Alternative Setup and Run Methods

Docker

This API can be dockerized for deployment, and a Dockerfile is included in the repository. Please note that you may need to edit the Dockerfile based on your specific setup and CUDA version installed.

Use the following commands to build and run the container:

Build a Docker container:

   docker build -t fastwhisperapi .

Run the container

   docker run -p 8000:8000 fastwhisperapi

Google Colab

Additionally, it is possible to run the API from a Google Colab environment using the Ngrok service. The Ngrok service will generate a random public URL that you can use to replace localhost in your project. For example, if the URL assigned is https://a3bd-34-171-99-34.ngrok-free.app, the transcription endpoint will be https://a3bd-34-171-99-34.ngrok-free.app/v1/transcriptions.

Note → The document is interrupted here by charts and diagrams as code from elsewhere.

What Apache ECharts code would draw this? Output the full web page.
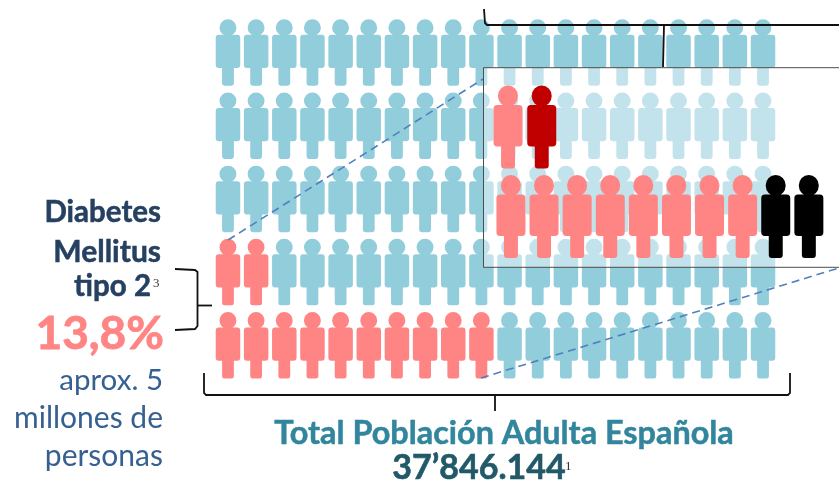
<!DOCTYPE html>
<html><head><meta charset="utf-8">
<style>html,body{margin:0;padding:0;background:#fff}#c{width:839px;height:481px}</style>
<script src="https://cdn.jsdelivr.net/npm/echarts@6/dist/echarts.min.js"></script>
</head><body><div id="c"></div>
<script>
// ---- data ----
const columnLabels = ['1','2','3','4','5','6','7','8','9','10','11','12','13','14','15','16','17','18','19','20'];
const rowLabels = ['A','B','C','D','E'];
const diabetesPerRow = [0, 0, 0, 2, 10];      // highlighted figures in each row, counted from the left
const insetTopLabels = ['1','2'];
const insetTopColours = ['#FF8585', '#C00000'];
const insetBottomLabels = ['1','2','3','4','5','6','7','8','9','10'];
const insetBottomColours = ['#FF8585','#FF8585','#FF8585','#FF8585','#FF8585','#FF8585','#FF8585','#FF8585','#000000','#000000'];
const textDiabetes = ['Diabetes', 'Mellitus', 'tipo 2'];
const textShare = '13,8%';
const textApprox = ['aprox. 5', 'millones de', 'personas'];
const textTotalLabel = 'Total Población Adulta Española';
const textTotalValue = '37’846.144';
// ---- drawing ----
const PERSON = 'path://M37 84a84 84 0 1 1 168 0a84 84 0 1 1 -168 0Z' +
  'M30 155H213Q243 155 243 185V457Q243 487 213 487H180V640Q180 664 156 664H87Q63 664 63 640V487H30Q0 487 0 457V185Q0 155 30 155Z';
const BLUE = '#92CDDC', PINK = '#FF8585';
const basePoints = [], hiPoints = [];
rowLabels.forEach((r, i) => columnLabels.forEach((c, j) => {
  (j < diabetesPerRow[i] ? hiPoints : basePoints).push([c, r]);
}));
function cat(gridIndex, data, extra){return Object.assign({type:'category',gridIndex,data,show:false,boundaryGap:true},extra||{});}
const rect = (shape, style, z) => ({type:'rect', shape, style, z, silent:true});
const poly = (points, style, z) => ({type:'polyline', shape:{points}, style:Object.assign({fill:null}, style), z, silent:true});
const BL = {stroke:'#111', lineWidth:1.8};
const text = (t, x, y, fill, font, align, heavy) => ({type:'text', z:30, silent:true,
  style:Object.assign({text:t, x, y, fill, font, textAlign:align||'right', textVerticalAlign:'middle'},
    heavy ? {stroke:fill, lineWidth:heavy} : {})});
const F = '"Lato","Carlito",sans-serif';
const bold = s => 'bold '+s+'px '+F;
const reg = s => s+'px '+F;
const DARK = '#254061', MID = '#376092';
const option = {
  animation:false,
  backgroundColor:'#fff',
  grid:[
    {left:213.9, top:15.9, width:563.2, height:366},
    {left:491.2, top:82, width:67.4, height:90},
    {left:494.4, top:171.5, width:331, height:90}
  ],
  xAxis:[cat(0,columnLabels),cat(1,insetTopLabels),cat(2,insetBottomLabels)],
  yAxis:[cat(0,rowLabels,{inverse:true}),cat(1,['a']),cat(2,['b'])],
  series:[
    {type:'scatter',name:'Población',xAxisIndex:0,yAxisIndex:0,symbol:PERSON,symbolSize:[24.5,66.5],z:2,silent:true,
     itemStyle:{color:BLUE,opacity:1},data:basePoints},
    {type:'scatter',name:'Diabetes',xAxisIndex:0,yAxisIndex:0,symbol:PERSON,symbolSize:[24.5,66.5],z:2,silent:true,
     itemStyle:{color:PINK,opacity:1},data:hiPoints},
    {type:'scatter',name:'Detalle 1',xAxisIndex:1,yAxisIndex:1,symbol:PERSON,symbolSize:[29,83],z:20,silent:true,
     data:insetTopLabels.map((c,i)=>({value:[c,'a'],itemStyle:{color:insetTopColours[i],opacity:1}}))},
    {type:'scatter',name:'Detalle 2',xAxisIndex:2,yAxisIndex:2,symbol:PERSON,symbolSize:[29,83],z:20,silent:true,
     data:insetBottomLabels.map((c,i)=>({value:[c,'b'],itemStyle:{color:insetBottomColours[i],opacity:1}}))}
  ],
  graphic:{elements:[
    rect({x:483.5,y:67.7,width:370,height:199.6},{fill:'rgba(255,255,255,0.45)',stroke:'#4d4d4d',lineWidth:1},10),
    poly([[228,240],[483,79]],{stroke:'#4F81BD',lineWidth:1.6,lineDash:[8,5]},5),
    poly([[481,378],[842,267]],{stroke:'#4F81BD',lineWidth:1.6,lineDash:[8,5]},5),
    poly([[484,9],[485,23],[487,25],[845,25]],BL,6),
    poly([[664,25],[663,67]],BL,6),
    poly([[204,373],[204,393],[206,395],[788,395],[790,393],[790,373]],BL,6),
    poly([[495,395],[495,411]],BL,6),
    poly([[175,269],[195,270],[197.5,272],[197.5,326],[195,329],[175,330]],BL,6),
    poly([[197.5,305.5],[212,305.5]],BL,6),
    text(textDiabetes[0],161,212,DARK,bold(29.5),'right',0.5),
    text(textDiabetes[1],161,252,DARK,bold(30),'right',0.5),
    text(textDiabetes[2],151,286,DARK,bold(29.5),'right',0.5),
    text('3',153,284,'#333','13px "Liberation Serif"','left'),
    text(textShare,164,334,PINK,bold(46),'right',0.8),
    text(textApprox[0],163,380,MID,reg(29.5)),
    text(textApprox[1],163,418,MID,reg(30)),
    text(textApprox[2],163,456,MID,reg(30)),
    text(textTotalLabel,504,434,'#31859C',bold(32.4),'center',0.5),
    text(textTotalValue,479,468,'#215968',bold(34),'center',0.6),
    text('1',565,467,'#333','13px "Liberation Serif"','left')
  ]}
};
const chart = echarts.init(document.getElementById('c'),null,{renderer:'canvas'});
chart.setOption(option);
</script></body></html>
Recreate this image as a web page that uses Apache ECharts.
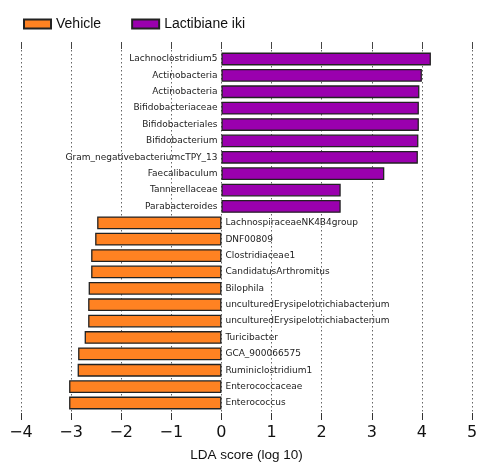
<!DOCTYPE html>
<html><head><meta charset="utf-8">
<script src="https://cdn.jsdelivr.net/npm/echarts@6/dist/echarts.min.js"></script>
<style>html,body{margin:0;padding:0;background:#fff}#c{width:478px;height:462px}</style>
</head><body><div id="c"></div>
<script>
const categories = [
  'Lachnoclostridium5','Actinobacteria','Actinobacteria','Bifidobacteriaceae','Bifidobacteriales',
  'Bifidobacterium','Gram_negativebacteriumcTPY_13','Faecalibaculum','Tannerellaceae','Parabacteroides',
  'LachnospiraceaeNK4B4group','DNF00809','Clostridiaceae1','CandidatusArthromitus','Bilophila',
  'unculturedErysipelotrichiabacterium','unculturedErysipelotrichiabacterium','Turicibacter',
  'GCA_900066575','Ruminiclostridium1','Enterococcaceae','Enterococcus'
];
const lactibianeValues = [4.18,4.00,3.95,3.94,3.94,3.93,3.92,3.25,2.38,2.38,
  '-','-','-','-','-','-','-','-','-','-','-','-'];
const vehicleValues = ['-','-','-','-','-','-','-','-','-','-',
  -2.48,-2.52,-2.60,-2.60,-2.65,-2.66,-2.66,-2.73,-2.86,-2.87,-3.04,-3.04];
const xTicks = { min: -4, max: 5, interval: 1 };
const seriesNames = ['Vehicle', 'Lactibiane iki'];

const chart = echarts.init(document.getElementById('c'), null, { renderer: 'canvas' });
const narrow = "'Liberation Sans Narrow','Liberation Sans',sans-serif";
const labelStyle = { fontFamily: 'DejaVu Sans', fontSize: 9, color: '#222' };
chart.setOption({
  animation: false,
  backgroundColor: '#fff',
  legend: {
    data: seriesNames,
    left: 18, top: 12,
    itemWidth: 27, itemHeight: 9, itemGap: 30,
    icon: 'rect',
    textStyle: { fontFamily: narrow, fontSize: 14, color: '#111' }
  },
  grid: [
    { left: 21, right: 6, top: 42, bottom: 42, containLabel: false, outerBoundsMode: 'none' },
    { left: 21, right: 6, top: 50.8, bottom: 50.8, containLabel: false, outerBoundsMode: 'none' }
  ],
  xAxis: [
    { gridIndex: 0, type: 'value', position: 'bottom', min: xTicks.min, max: xTicks.max, interval: xTicks.interval,
      axisLine: { show: false },
      axisTick: { show: true, inside: true, length: 7, lineStyle: { color: '#333', width: 1 } },
      axisLabel: { margin: 5, fontFamily: 'DejaVu Sans', fontSize: 16, color: '#111',
        formatter: v => String(v).replace('-', '\u2212') },
      splitLine: { show: true, lineStyle: { type: [1.5, 2.5], color: '#666', width: 1 } },
      name: 'LDA score (log 10)', nameLocation: 'middle', nameGap: 28,
      nameTextStyle: { fontFamily: narrow, fontSize: 13.5, color: '#111' } },
    { gridIndex: 0, type: 'value', position: 'top', min: xTicks.min, max: xTicks.max, interval: xTicks.interval,
      axisLine: { show: false },
      axisTick: { show: true, inside: true, length: 7, lineStyle: { color: '#444', width: 1 } },
      axisLabel: { show: false }, splitLine: { show: false } },
    { gridIndex: 1, type: 'value', min: xTicks.min, max: xTicks.max, interval: xTicks.interval, show: false }
  ],
  yAxis: [
    { gridIndex: 0, type: 'value', show: false },
    { gridIndex: 1, type: 'category', data: categories, inverse: true, show: false }
  ],
  series: [
    { name: 'Vehicle', type: 'bar', xAxisIndex: 2, yAxisIndex: 1, data: vehicleValues,
      barWidth: '78%', barGap: '-100%',
      itemStyle: { color: '#FF8222', borderColor: '#222', borderWidth: 1.3 },
      label: { show: true, position: 'right', distance: 4, formatter: p => categories[p.dataIndex], ...labelStyle } },
    { name: 'Lactibiane iki', type: 'bar', xAxisIndex: 2, yAxisIndex: 1, data: lactibianeValues,
      barWidth: '78%', barGap: '-100%',
      itemStyle: { color: '#9A00AE', borderColor: '#222', borderWidth: 1.3 },
      label: { show: true, position: 'left', distance: 4, formatter: p => categories[p.dataIndex], ...labelStyle } }
  ]
});
</script></body></html>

The Jupyter Notebook for running the API in Colab is also included in the repository. Open In Colab

Parameters

  • file: A list of audio files to transcribe. This is a required parameter.
  • model: The size of the model to use for transcription. This is an optional parameter. The options are 'large', 'medium', 'small', 'base', 'tiny'. Default is 'base'.
  • language: This parameter specifies the language of the audio files. It is optional, with accepted values being lowercase ISO-639-1 format (e.g., 'en' for English). If not provided, the system will automatically detect the language.
  • initial_prompt: This optional parameter provides an initial prompt to guide the model's transcription process. It can be used to pass a dictionary of the correct spellings of words and to provide context for better understanding speech, thus maintaining a consistent writing style.
  • vad_filter: Whether to apply a voice activity detection filter. This is an optional parameter. Default is False.
  • min_silence_duration_ms: The minimum duration of silence to be considered as a pause. This is an optional parameter. Default is 1000.
  • response_format: The format of the response. This is an optional parameter. The options are 'text', 'verbose_json'. Default is 'text'.
  • timestamp_granularities: The granularity of the timestamps. This is an optional parameter. The options are 'segment', 'word'. Default is 'segment'. This is a string and not an array like the OpenAI API, and the timestamps will be returned only if the response_format is set to verbose_json.

Example curl request

You can use the following curl command to send a POST request to the /v1/transcriptions endpoint:

curl -X POST "http://localhost:8000/v1/transcriptions" \
-H  "accept: application/json" \
-H  "Content-Type: multipart/form-data" \
-F "[email protected];type=audio/wav" \
-F "[email protected];type=audio/wav" \
-F "model=base" \
-F "language=en" \
-F "initial_prompt=RoBERTa, Mixtral, Claude 3, Command R+, LLama 3." \
-F "vad_filter=False" \
-F "min_silence_duration_ms=1000" \
-F "response_format=text" \
-F "timestamp_granularities=segment"

Endpoints

  • /: Redirects to the /docs endpoint, which provides a Swagger UI for interactive exploration of the API. You can call and test the API directly from your browser.
  • /info: Provides information about the device used for transcription and the parameters.
  • /v1/transcriptions: API designed to transcribe audio files.

Acknowledgements

This project was made possible thanks to:

  • Faster Whisper: For providing the transcription model used in this project.
  • FastAPI: For the web framework used to build the API.
  • AI Anytime: For inspiring this project.

Support

If you find this project helpful and would like to support its development, there are several ways you can contribute:

  • Support: Consider donate to support my work.
  • Contribute: If you're a developer, feel free to contribute to the project by submitting pull requests or opening issues.
  • Spread the Word: Share this project with others who might find it useful.

Your support means a lot and helps keep this project going. Thank you for your contribution!

License

This project is licensed under the Apache License 2.0.